Chairman and Chief Executive Officer Mike Howard launched the company in 2011. Howard Energy entered the Delaware Basin in 2017, initially building out its system to support Devon’s needs. Mergers and acquisitions continue to contribute to the company’s growth across multiple basins, though in the Delaware, expansion has been driven exclusively through greenfield development. In 2023, Howard Energy executed on over $800 million in greenfield projects at Port Arthur, the Permian and Eagle Ford. In 2024, the company signed $1.1billion in M&A transactions.
“This year, we have seen a balanced mix of both approaches,” Burch notes. “We have built an organization that performs exceptionally well on all fronts. More greenfield expansion opportunities are possible, even with the extraordinary pace of the Delaware Basin buildout in oil/gas/water assets and power infrastructure,” he says.
“Greenfield projects are where we really thrive,” Burch comments. “We handle every phase, from initial concept to full execution. Our team can define the scope, develop cost estimates, and, once a commercial opportunity is viable, oversee the project throughout its entire lifecycle.”

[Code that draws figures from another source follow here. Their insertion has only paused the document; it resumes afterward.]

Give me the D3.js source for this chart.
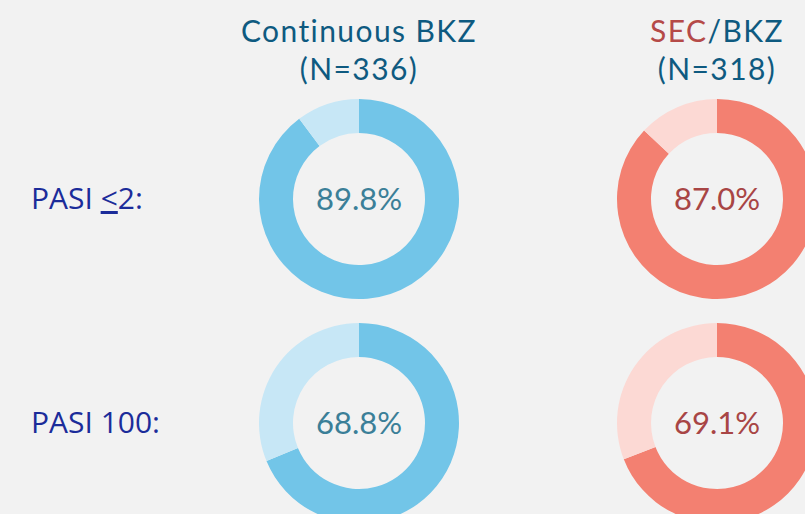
<!DOCTYPE html>
<html>
<head>
<meta charset="utf-8">
<script src="https://cdn.jsdelivr.net/npm/d3@7"></script>
<style>
    body { margin: 0; background: #f2f2f2; }
    #chart { width: 805px; height: 514px; overflow: hidden; }
    text { font-family: Lato, "Open Sans", sans-serif; }
</style>
</head>
<body>
<div id="chart"></div>
<script>
// data
let groups = ["Continuous BKZ", "SEC/BKZ"];
let groupN = [336, 318];
let rows = ["PASI \u22642:", "PASI 100:"];
// response rates (%) per row, per group
let pasi2 = [89.8, 87.0];
let pasi100 = [68.8, 69.1];
let values = [pasi2, pasi100];

let colors = [
    {main: "#72c5e8", light: "#c7e7f6", text: "#3b7f98"},
    {main: "#f38071", light: "#fcd9d4", text: "#a84545"}
];

let width = 805, height = 514;

let svg = d3.select("#chart").append("svg")
    .attr("width", width)
    .attr("height", height);

// column and row positions of the donut centres
let x = d3.scalePoint().domain(groups).range([359, 717]);
let y = d3.scalePoint().domain(rows).range([199, 423]);

let pie = d3.pie().sort(null).value(d => d.value);
let arc = d3.arc().innerRadius(66).outerRadius(100);

// column titles
let titles = svg.append("g").attr("class", "titles");
groups.forEach((g, i) => {
    let t = titles.append("text")
        .attr("x", x(g))
        .attr("y", 42)
        .attr("text-anchor", "middle")
        .style("font-size", "30px")
        .style("letter-spacing", "1.4px")
        .style("fill", "#0e5a80");
    if (g.startsWith("SEC")) {
        t.append("tspan").text("SEC").style("fill", "#b54a48");
        t.append("tspan").text(g.slice(3));
    } else {
        t.text(g);
    }
    titles.append("text")
        .attr("x", x(g))
        .attr("y", 80)
        .attr("text-anchor", "middle")
        .style("font-size", "30px")
        .style("letter-spacing", "1.4px")
        .style("fill", "#0e5a80")
        .text("(N=" + groupN[i] + ")");
});

// row labels (the "≤" is drawn as an underlined "<", as on the slide)
let labels = svg.selectAll(".row-label")
    .data(rows)
    .enter()
    .append("text")
    .attr("class", "row-label")
    .attr("x", 31)
    .attr("y", d => y(d) + 10)
    .style("font-family", "'Open Sans', sans-serif")
    .style("font-size", "30px")
    .style("fill", "#1b2c9a");

labels.each(function(d) {
    let el = d3.select(this);
    let parts = d.split("\u2264");
    el.append("tspan").text(parts[0]);
    if (parts.length > 1) {
        el.append("tspan").text("<").style("text-decoration", "underline");
        el.append("tspan").text(parts[1]);
    }
});

// donuts
rows.forEach((r, ri) => {
    groups.forEach((g, gi) => {
        let v = values[ri][gi];
        let c = colors[gi];
        let donut = svg.append("g")
            .attr("class", "donut")
            .attr("transform", `translate(${x(g)}, ${y(r)})`);

        donut.selectAll("path")
            .data(pie([{value: v, color: c.main}, {value: 100 - v, color: c.light}]))
            .enter()
            .append("path")
            .attr("d", arc)
            .style("fill", d => d.data.color);

        donut.append("text")
            .attr("text-anchor", "middle")
            .attr("dy", "0.35em")
            .style("font-size", "31px")
            .style("fill", c.text)
            .text(v.toFixed(1) + "%");
    });
});
</script>
</body>
</html>
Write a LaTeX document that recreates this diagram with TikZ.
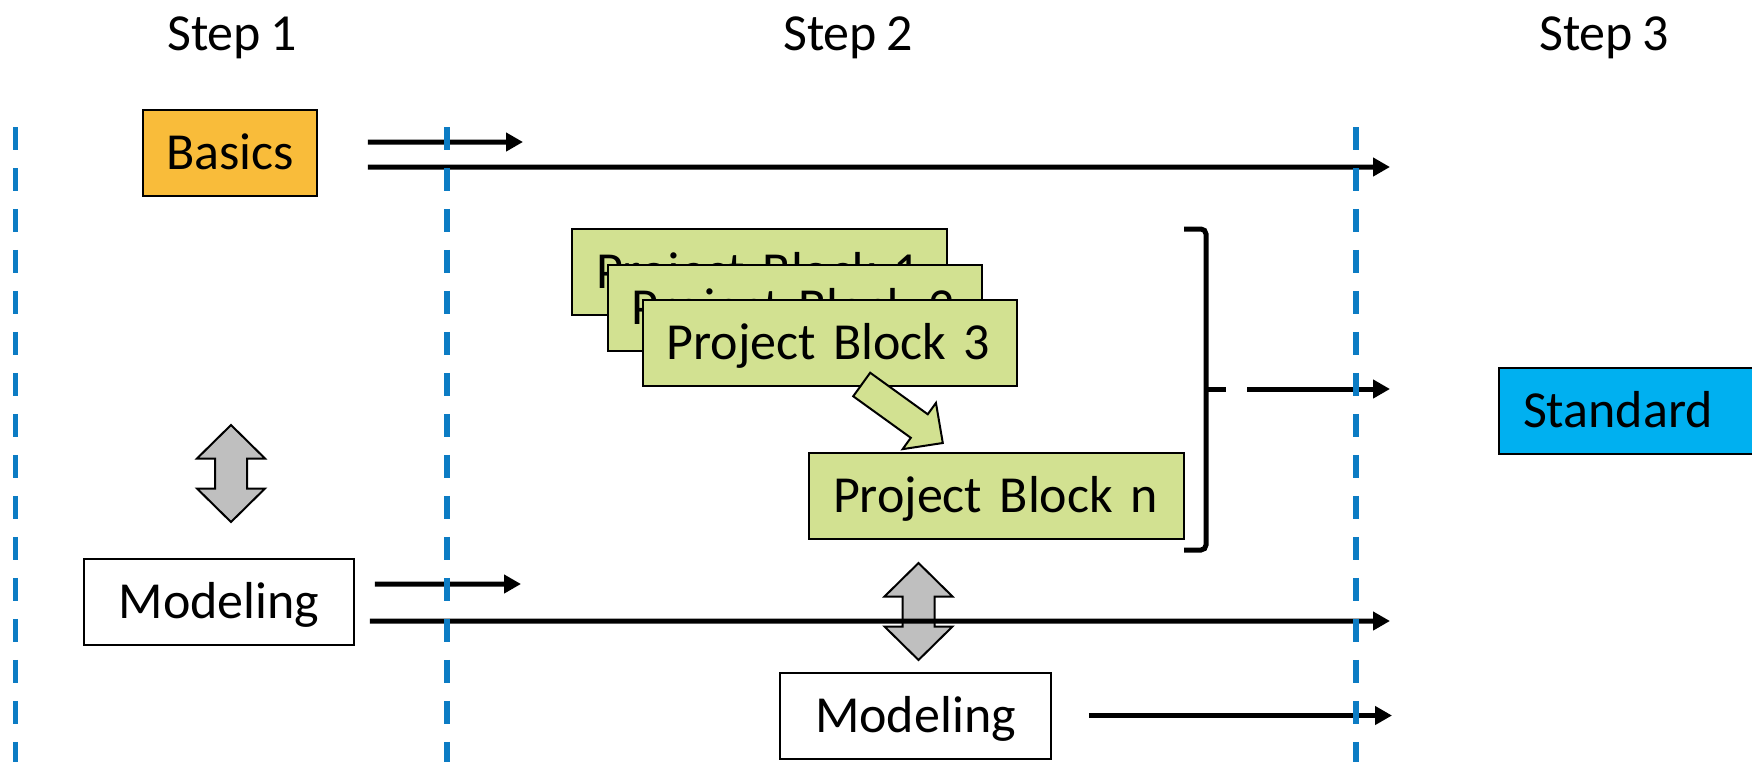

Microgrids and short-term gas power generation remain essential in supporting the company’s energy demands. As new operations come online, proactive planning has become increasingly critical to ensure reliable and sufficient power availability. A decade ago, operators could secure power hook ups in six to 12 months. Today, it can take up to a year just to reach the detailed engineering phase.
“For our West Texas assets, we have been fortunate to establish power connections relatively quickly and have been able to expand incrementally from there,” Burch concludes.